Her impact on sports and culture can’t be overstated. She was a much deserving recipient of the Presidential Medal of Freedom in 2009, the highest civilian honor.
Her battles and her life, both deserve to be celebrated in art.
Unfortunately, despite undeniably good intentions, “The Battle of the Sexes” just doesn’t do justice to her life.
This film tells two parallel stories. One focuses on women’s tennis players and their struggle for respect and equal pay. The second focuses on King’s struggles to come to grips with her lesbian self in the 1970s.
The tennis story holds serve, but the gender tale double faults continuously.
While we must give this film credit for being respectful of King, the relationships just don’t ring true – and the lesbian relationship with Marilyn, her hairdresser, in particular, seems written with a wobbly plastic Bic pen.
The fault doesn’t lie with Emma Stone, who sincerely tries to bring King to life. But Stone’s hampered by a script that had too many fingernails-across-chalkboard moments.
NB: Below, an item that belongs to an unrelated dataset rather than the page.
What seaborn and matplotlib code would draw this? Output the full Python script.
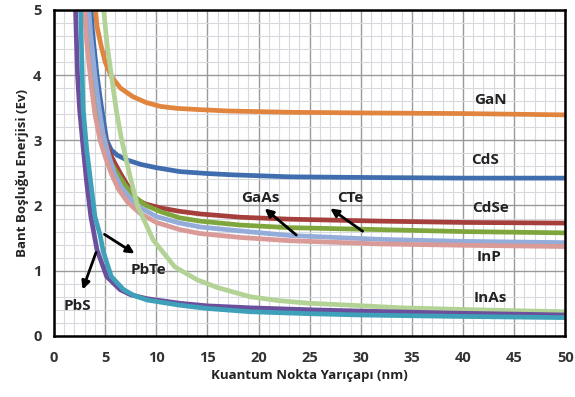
import numpy as np
import pandas as pd
import seaborn as sns
import matplotlib.pyplot as plt
from matplotlib.ticker import MultipleLocator

# Okunan değerler (yarıçap nm, bant boşluğu eV)
gan_x = [3.8, 4.2, 4.6, 5.0, 5.6, 6.5, 7.7, 9, 10.4, 12, 14.3, 17, 20, 23, 30, 40, 50]
gan_y = [5.4, 4.75, 4.45, 4.2, 3.98, 3.8, 3.67, 3.58, 3.52, 3.49, 3.47, 3.45, 3.44, 3.43, 3.42, 3.41, 3.39]

cds_x = [3.5, 3.8, 4.2, 4.6, 5.15, 5.6, 6.2, 7.1, 8.5, 10, 12.3, 15, 17.5, 23, 30, 40, 50]
cds_y = [5.2, 4.6, 4.0, 3.55, 3.0, 2.85, 2.77, 2.7, 2.63, 2.58, 2.52, 2.49, 2.47, 2.44, 2.43, 2.42, 2.42]

cdse_x = [3.2, 3.5, 3.9, 4.4, 5.0, 5.7, 6.5, 7.3, 8.1, 9.0, 10.5, 12.3, 14.3, 18.2, 23, 31.9, 40, 50]
cdse_y = [5.2, 4.5, 3.9, 3.4, 3.0, 2.72, 2.49, 2.28, 2.09, 2.02, 1.96, 1.91, 1.87, 1.82, 1.79, 1.76, 1.74, 1.73]

cte_x = [3.1, 3.4, 3.8, 4.2, 4.7, 5.2, 6.2, 7.0, 8.0, 9.0, 10.5, 12.3, 14.3, 18.2, 23, 31.9, 40, 50]
cte_y = [5.2, 4.5, 3.9, 3.4, 3.0, 2.75, 2.49, 2.3, 2.12, 2.0, 1.9, 1.81, 1.76, 1.70, 1.66, 1.63, 1.60, 1.58]

gaas_x = [3.3, 3.6, 4.0, 4.4, 4.8, 5.3, 5.9, 6.6, 7.5, 8.4, 10, 12.3, 14.3, 18.2, 23, 31.9, 40, 50]
gaas_y = [5.2, 4.6, 4.0, 3.5, 3.1, 2.8, 2.49, 2.28, 2.1, 1.97, 1.83, 1.73, 1.67, 1.61, 1.54, 1.48, 1.45, 1.43]

inp_x = [2.9, 3.2, 3.6, 4.0, 4.5, 5.0, 5.6, 6.3, 7.2, 8.4, 10, 12.3, 14.3, 18.2, 23, 31.9, 40, 50]
inp_y = [5.2, 4.5, 3.9, 3.4, 3.0, 2.75, 2.49, 2.25, 2.05, 1.88, 1.74, 1.63, 1.57, 1.51, 1.46, 1.41, 1.39, 1.37]

inas_x = [4.6, 4.85, 5.2, 5.65, 6.1, 6.62, 7.37, 8.15, 9.7, 11.8, 14, 16, 19.2, 22, 25, 29, 34, 38.7, 44, 50]
inas_y = [5.4, 5.0, 4.45, 3.95, 3.45, 3.0, 2.49, 2.0, 1.47, 1.06, 0.86, 0.74, 0.60, 0.54, 0.50, 0.47, 0.43, 0.41, 0.39, 0.37]

pbs_x = [2.0, 2.1, 2.3, 2.5, 2.87, 3.2, 3.6, 4.2, 5.15, 6.45, 7.5, 9.1, 12.3, 15, 19.2, 25, 30, 38.7, 50]
pbs_y = [5.4, 5.0, 4.0, 3.47, 2.85, 2.34, 1.83, 1.32, 0.91, 0.71, 0.63, 0.57, 0.50, 0.46, 0.43, 0.40, 0.38, 0.35, 0.32]

pbte_x = [2.5, 2.6, 2.72, 2.85, 3.2, 3.6, 4.0, 4.5, 4.8, 5.6, 6.8, 7.8, 9.1, 12.3, 15, 19.2, 25, 30, 38.7, 50]
pbte_y = [5.4, 5.0, 4.2, 3.47, 2.85, 2.34, 1.83, 1.55, 1.3, 0.91, 0.71, 0.62, 0.55, 0.47, 0.42, 0.37, 0.34, 0.32, 0.30, 0.28]

materials = ["GaN", "CdS", "CdSe", "CTe", "GaAs", "InP", "InAs", "PbS", "PbTe"]
xs = [gan_x, cds_x, cdse_x, cte_x, gaas_x, inp_x, inas_x, pbs_x, pbte_x]
ys = [gan_y, cds_y, cdse_y, cte_y, gaas_y, inp_y, inas_y, pbs_y, pbte_y]
colors = ["#E0843E", "#3F6DAE", "#A53F3B", "#7FA53D", "#93ACD9",
          "#D99A98", "#B3D295", "#6B4F9C", "#3FA1B9"]

# Uzun formatta tablo
frames = []
for name, x, y in zip(materials, xs, ys):
    frames.append(pd.DataFrame({"r": x, "E": y, "material": name}))
df = pd.concat(frames, ignore_index=True)

sns.set_style("white")
plt.rcParams["font.family"] = ["Open Sans", "DejaVu Sans"]
fig = plt.figure(figsize=(5.75, 3.97), dpi=100)
ax = fig.add_axes([0.094, 0.154, 0.889, 0.821])

sns.lineplot(data=df, x="r", y="E", hue="material", hue_order=materials,
             palette=dict(zip(materials, colors)), linewidth=3.4,
             estimator=None, sort=False, legend=False, ax=ax)
for line in ax.get_lines():
    line.set_solid_joinstyle("round")
    line.set_solid_capstyle("round")

ax.set_xlim(0, 50)
ax.set_ylim(0, 5)
ax.xaxis.set_major_locator(MultipleLocator(5))
ax.xaxis.set_minor_locator(MultipleLocator(1))
ax.yaxis.set_major_locator(MultipleLocator(1))
ax.yaxis.set_minor_locator(MultipleLocator(0.2))
ax.grid(which="major", color="#9a9a9a", linewidth=1.0)
ax.grid(which="minor", color="#d6d9de", linewidth=0.8)
ax.set_axisbelow(True)
for s in ax.spines.values():
    s.set_color("black")
    s.set_linewidth(1.8)

ax.tick_params(axis="both", which="both", length=0, labelsize=10.5, labelcolor="#333333")
ax.tick_params(axis="x", pad=11)
ax.tick_params(axis="y", pad=9)
for lbl in ax.get_xticklabels() + ax.get_yticklabels():
    lbl.set_fontweight("bold")

ax.set_xlabel("Kuantum Nokta Yarıçapı (nm)", fontsize=9.5, fontweight="bold", color="#222222", labelpad=3)
ax.set_ylabel("Bant Boşluğu Enerjisi (Ev)", fontsize=9.5, fontweight="bold", color="#222222", labelpad=3)

# Etiketler
labels = {"GaN": (42.7, 3.62), "CdS": (42.2, 2.70), "CdSe": (42.7, 1.96),
          "InP": (42.5, 1.21), "InAs": (42.7, 0.58), "GaAs": (20.2, 2.12),
          "CTe": (29.0, 2.12), "PbTe": (9.2, 1.01), "PbS": (2.25, 0.46)}
for name, (tx, ty) in labels.items():
    ax.text(tx, ty, name, fontsize=11, fontweight="bold", color="#222222",
            ha="center", va="center")

# Oklar
arrows = [((23.9, 1.52), (20.4, 1.98)), ((30.4, 1.58), (26.8, 1.98)),
          ((4.7, 1.58), (8.1, 1.24)), ((4.2, 1.32), (2.7, 0.67))]
for tail, head in arrows:
    ax.annotate("", xy=head, xytext=tail,
                arrowprops=dict(arrowstyle="-|>", color="black", lw=2, mutation_scale=12))

plt.savefig("out.png", dpi=100)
Let’s start with the end where the screen credits tell us that King and her lover Marilyn eventually broke up, but don’t tell us how nasty that break up was. King’s lover sued her for palimony and that the embarrassing battle took years to resolve. The script didn’t want to muddy the feel-good narrative.
Many of the characters in “Battle of the Sexes” seem built around stereotypes, often played for laughs.
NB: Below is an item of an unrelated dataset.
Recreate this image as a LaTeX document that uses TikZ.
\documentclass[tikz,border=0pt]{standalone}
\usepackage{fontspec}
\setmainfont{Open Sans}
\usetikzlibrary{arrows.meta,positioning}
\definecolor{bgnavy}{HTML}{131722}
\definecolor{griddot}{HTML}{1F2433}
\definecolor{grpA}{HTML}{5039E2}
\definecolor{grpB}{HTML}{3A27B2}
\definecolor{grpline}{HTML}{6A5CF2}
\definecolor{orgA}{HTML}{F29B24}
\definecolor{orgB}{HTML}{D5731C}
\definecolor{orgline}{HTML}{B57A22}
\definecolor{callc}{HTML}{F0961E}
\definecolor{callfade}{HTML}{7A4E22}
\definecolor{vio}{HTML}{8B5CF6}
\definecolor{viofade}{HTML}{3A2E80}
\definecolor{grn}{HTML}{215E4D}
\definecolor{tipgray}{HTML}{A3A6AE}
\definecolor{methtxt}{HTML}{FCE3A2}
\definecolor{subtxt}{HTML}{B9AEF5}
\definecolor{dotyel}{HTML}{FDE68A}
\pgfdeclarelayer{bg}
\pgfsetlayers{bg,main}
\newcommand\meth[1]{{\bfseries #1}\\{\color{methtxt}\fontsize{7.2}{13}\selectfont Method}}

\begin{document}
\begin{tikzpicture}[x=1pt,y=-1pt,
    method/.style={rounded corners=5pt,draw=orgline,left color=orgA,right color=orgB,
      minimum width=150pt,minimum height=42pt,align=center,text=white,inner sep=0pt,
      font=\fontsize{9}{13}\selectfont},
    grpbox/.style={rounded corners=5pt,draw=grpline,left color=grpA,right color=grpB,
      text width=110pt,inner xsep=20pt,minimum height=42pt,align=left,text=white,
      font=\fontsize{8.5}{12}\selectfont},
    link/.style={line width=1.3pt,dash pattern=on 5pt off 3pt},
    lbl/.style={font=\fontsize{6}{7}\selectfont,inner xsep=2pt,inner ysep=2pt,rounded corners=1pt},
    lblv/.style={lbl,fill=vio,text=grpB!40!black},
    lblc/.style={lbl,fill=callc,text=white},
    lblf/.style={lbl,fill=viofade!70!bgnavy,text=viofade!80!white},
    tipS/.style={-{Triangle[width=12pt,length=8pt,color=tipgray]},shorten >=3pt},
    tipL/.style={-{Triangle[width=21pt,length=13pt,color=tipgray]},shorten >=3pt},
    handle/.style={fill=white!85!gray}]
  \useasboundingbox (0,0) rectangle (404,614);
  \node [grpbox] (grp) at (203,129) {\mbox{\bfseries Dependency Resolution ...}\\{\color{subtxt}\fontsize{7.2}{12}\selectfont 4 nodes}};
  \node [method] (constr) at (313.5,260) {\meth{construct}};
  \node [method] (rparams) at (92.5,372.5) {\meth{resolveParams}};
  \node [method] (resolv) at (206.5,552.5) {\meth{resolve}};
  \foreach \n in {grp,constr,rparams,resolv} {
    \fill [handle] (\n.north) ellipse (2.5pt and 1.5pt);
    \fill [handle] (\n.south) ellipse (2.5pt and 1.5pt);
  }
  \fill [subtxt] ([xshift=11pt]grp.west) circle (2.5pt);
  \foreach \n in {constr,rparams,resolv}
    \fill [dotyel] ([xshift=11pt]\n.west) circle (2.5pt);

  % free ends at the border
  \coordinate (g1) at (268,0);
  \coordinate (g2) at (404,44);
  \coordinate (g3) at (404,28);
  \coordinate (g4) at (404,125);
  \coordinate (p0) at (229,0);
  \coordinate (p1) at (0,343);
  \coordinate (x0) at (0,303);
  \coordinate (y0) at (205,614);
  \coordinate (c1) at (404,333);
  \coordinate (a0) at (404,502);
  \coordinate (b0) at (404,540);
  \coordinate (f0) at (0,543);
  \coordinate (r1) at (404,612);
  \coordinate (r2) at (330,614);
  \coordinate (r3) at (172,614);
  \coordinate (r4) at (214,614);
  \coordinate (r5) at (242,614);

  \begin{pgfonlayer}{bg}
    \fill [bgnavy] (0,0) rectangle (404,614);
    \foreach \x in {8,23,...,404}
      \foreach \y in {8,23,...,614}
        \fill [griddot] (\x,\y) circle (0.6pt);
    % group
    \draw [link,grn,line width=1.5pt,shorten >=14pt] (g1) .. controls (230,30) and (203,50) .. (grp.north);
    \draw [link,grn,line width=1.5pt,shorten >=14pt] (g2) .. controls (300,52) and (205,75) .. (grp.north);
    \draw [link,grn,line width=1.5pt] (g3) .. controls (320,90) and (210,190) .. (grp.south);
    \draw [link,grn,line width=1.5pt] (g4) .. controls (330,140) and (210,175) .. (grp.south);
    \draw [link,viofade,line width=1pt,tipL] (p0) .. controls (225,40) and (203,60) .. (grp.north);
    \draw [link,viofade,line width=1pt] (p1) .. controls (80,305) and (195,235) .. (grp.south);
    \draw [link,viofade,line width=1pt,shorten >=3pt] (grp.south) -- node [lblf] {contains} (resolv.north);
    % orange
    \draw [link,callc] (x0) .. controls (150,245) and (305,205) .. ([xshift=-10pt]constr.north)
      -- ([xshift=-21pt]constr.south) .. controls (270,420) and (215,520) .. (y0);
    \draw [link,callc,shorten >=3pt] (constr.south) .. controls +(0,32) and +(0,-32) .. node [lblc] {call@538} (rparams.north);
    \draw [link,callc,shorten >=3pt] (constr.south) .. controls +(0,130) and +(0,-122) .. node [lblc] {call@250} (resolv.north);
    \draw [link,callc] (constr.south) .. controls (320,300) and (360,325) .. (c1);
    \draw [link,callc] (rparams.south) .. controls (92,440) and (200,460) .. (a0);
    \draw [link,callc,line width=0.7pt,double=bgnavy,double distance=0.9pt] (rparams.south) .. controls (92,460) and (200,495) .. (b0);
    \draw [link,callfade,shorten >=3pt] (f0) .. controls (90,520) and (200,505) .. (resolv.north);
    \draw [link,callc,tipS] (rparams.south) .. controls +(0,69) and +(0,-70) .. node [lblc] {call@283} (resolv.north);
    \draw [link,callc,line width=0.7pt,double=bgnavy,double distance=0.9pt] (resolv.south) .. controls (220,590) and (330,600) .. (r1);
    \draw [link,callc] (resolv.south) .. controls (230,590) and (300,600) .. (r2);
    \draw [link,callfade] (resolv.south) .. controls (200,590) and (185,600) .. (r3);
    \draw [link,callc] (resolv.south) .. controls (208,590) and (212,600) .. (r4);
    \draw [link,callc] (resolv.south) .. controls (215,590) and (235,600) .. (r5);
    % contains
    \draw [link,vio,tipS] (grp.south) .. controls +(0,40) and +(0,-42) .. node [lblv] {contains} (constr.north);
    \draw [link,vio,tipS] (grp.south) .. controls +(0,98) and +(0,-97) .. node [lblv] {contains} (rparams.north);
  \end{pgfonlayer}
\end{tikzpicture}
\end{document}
Not entirely secure in my perceptions, I sought out views of strong female critics. Some were entirely positive, but some shared my worries. April Wolfe of the LA Weekly, in particular, reacted as I did.
“It’s almost as though (the script) can’t help but turn this film into a cheesy romance packed with saccharine Hollywood dialogue,” said Wolfe. “And it’s grating that they can’t work out what two women falling in love might say to one another. They fill those scenes with furtive glances and collaged shots of hands touching hair. Marilyn is ‘free’ and essentially a Manic Pixie Dream Lesbian, whose magical shears, when she trims hair, reveal a person’s latent queerness.”
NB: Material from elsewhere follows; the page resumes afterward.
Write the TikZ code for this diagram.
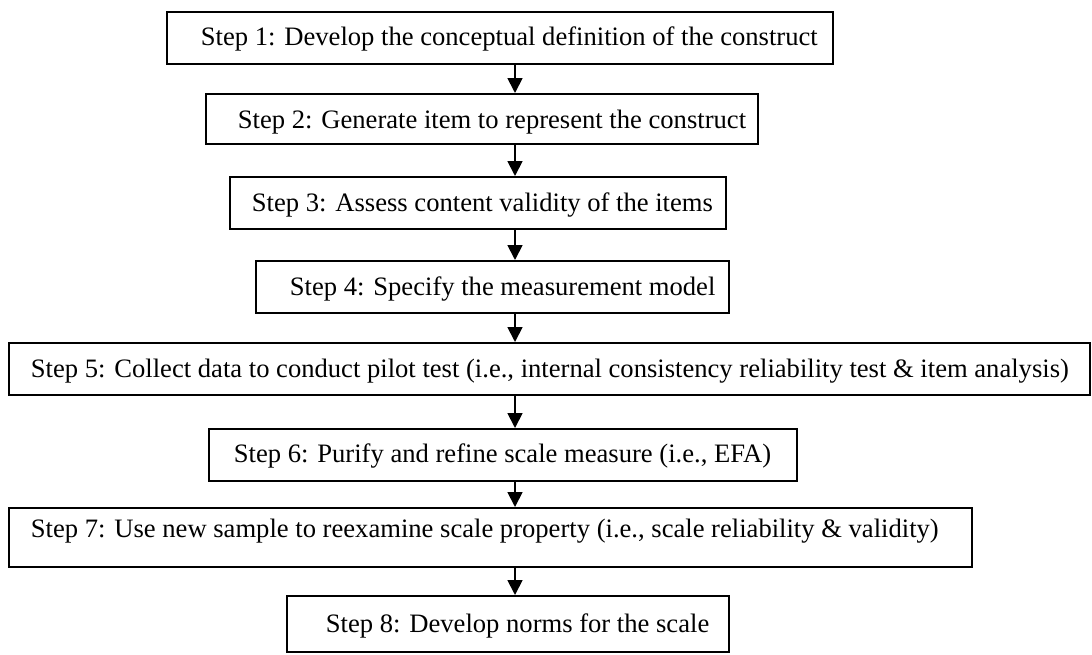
\documentclass[tikz,border=0pt]{standalone}
\usepackage{fontspec}
\setmainfont{Liberation Serif}
\usetikzlibrary{arrows.meta}
\begin{document}
\begin{tikzpicture}[x=0.5pt,y=-0.5pt,
  stepbox/.style={draw=black, line width=0.9pt, inner xsep=0pt, inner ysep=0pt,
    anchor=north west, font=\fontsize{13.3}{16}\selectfont},
  arr/.style={line width=0.9pt, -{Triangle[width=7.5pt,length=7.5pt]}}]
\useasboundingbox (0,0) rectangle (1092,654);
\node[stepbox, text height=17pt, text depth=9pt] (b1) at (166,11)
  {\makebox[333pt][l]{\hspace*{17pt}Step 1: Develop the conceptual definition of the construct}};
\node[stepbox, text height=17.5pt, text depth=7.5pt] (b2) at (205,93)
  {\makebox[276pt][l]{\hspace*{16pt}Step 2: Generate item to represent the construct}};
\node[stepbox, text height=17.5pt, text depth=8.5pt] (b3) at (229,176)
  {\makebox[248pt][l]{\hspace*{11pt}Step 3: Assess content validity of the items}};
\node[stepbox, text height=17.5pt, text depth=8.5pt] (b4) at (255,260)
  {\makebox[236.5pt][l]{\hspace*{17pt}Step 4: Specify the measurement model}};
\node[stepbox, text height=17.5pt, text depth=8.5pt] (b5) at (8,342)
  {\makebox[540.5pt][l]{\hspace*{11pt}Step 5: Collect data to conduct pilot test (i.e., internal consistency reliability test \& item analysis)}};
\node[stepbox, text height=17pt, text depth=9pt] (b6) at (208,428)
  {\makebox[294pt][l]{\hspace*{12.5pt}Step 6: Purify and refine scale measure (i.e., EFA)}};
\node[stepbox, text height=15pt, text depth=14.5pt] (b7) at (8,507)
  {\makebox[481.5pt][l]{\hspace*{11pt}Step 7: Use new sample to reexamine scale property (i.e., scale reliability \& validity)}};
\node[stepbox, text height=18.5pt, text depth=9.5pt] (b8) at (286,595)
  {\makebox[221pt][l]{\hspace*{19.5pt}Step 8: Develop norms for the scale}};
\coordinate (ax) at (515,0);
\foreach \a/\b in {b1/b2,b2/b3,b3/b4,b4/b5,b5/b6,b6/b7,b7/b8}
  \draw[arr] (\a.south -| ax) -- (\b.north -| ax);
\end{tikzpicture}
\end{document}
In fairness, Wolfe found more to like in this film than I did. Both of us admired the honesty and courage in integrating the lesbian affair into the tennis story, but we both kept cringing at trite dialogue.
I also found the portrayal of Bobby Riggs a bit over the top. Granted, Riggs was a shameless self-promoter, but he was also a former Wimbledon champion. As played by Steve Carell, he’s mostly a clown. In fact, King and Riggs became close friends in the years after the match. Tennis champion and promoter Jack Kramer is pretty thoroughly demonized.
All of which is to say that the film works a little too hard to entertain us, exaggerating things here and there. To its credit, however, the depiction of the 1970s is meticulous – down to small details. I did, however, regret the film’s decision to try to turn every actor into an exact replica – a doppelganger – of their real-life counterpart. Impersonation isn’t acting.
And so, I ended up not really enjoying a film I hoped to love about a person I admire. It’s a story worth telling, but I wish it had been told with more authenticity.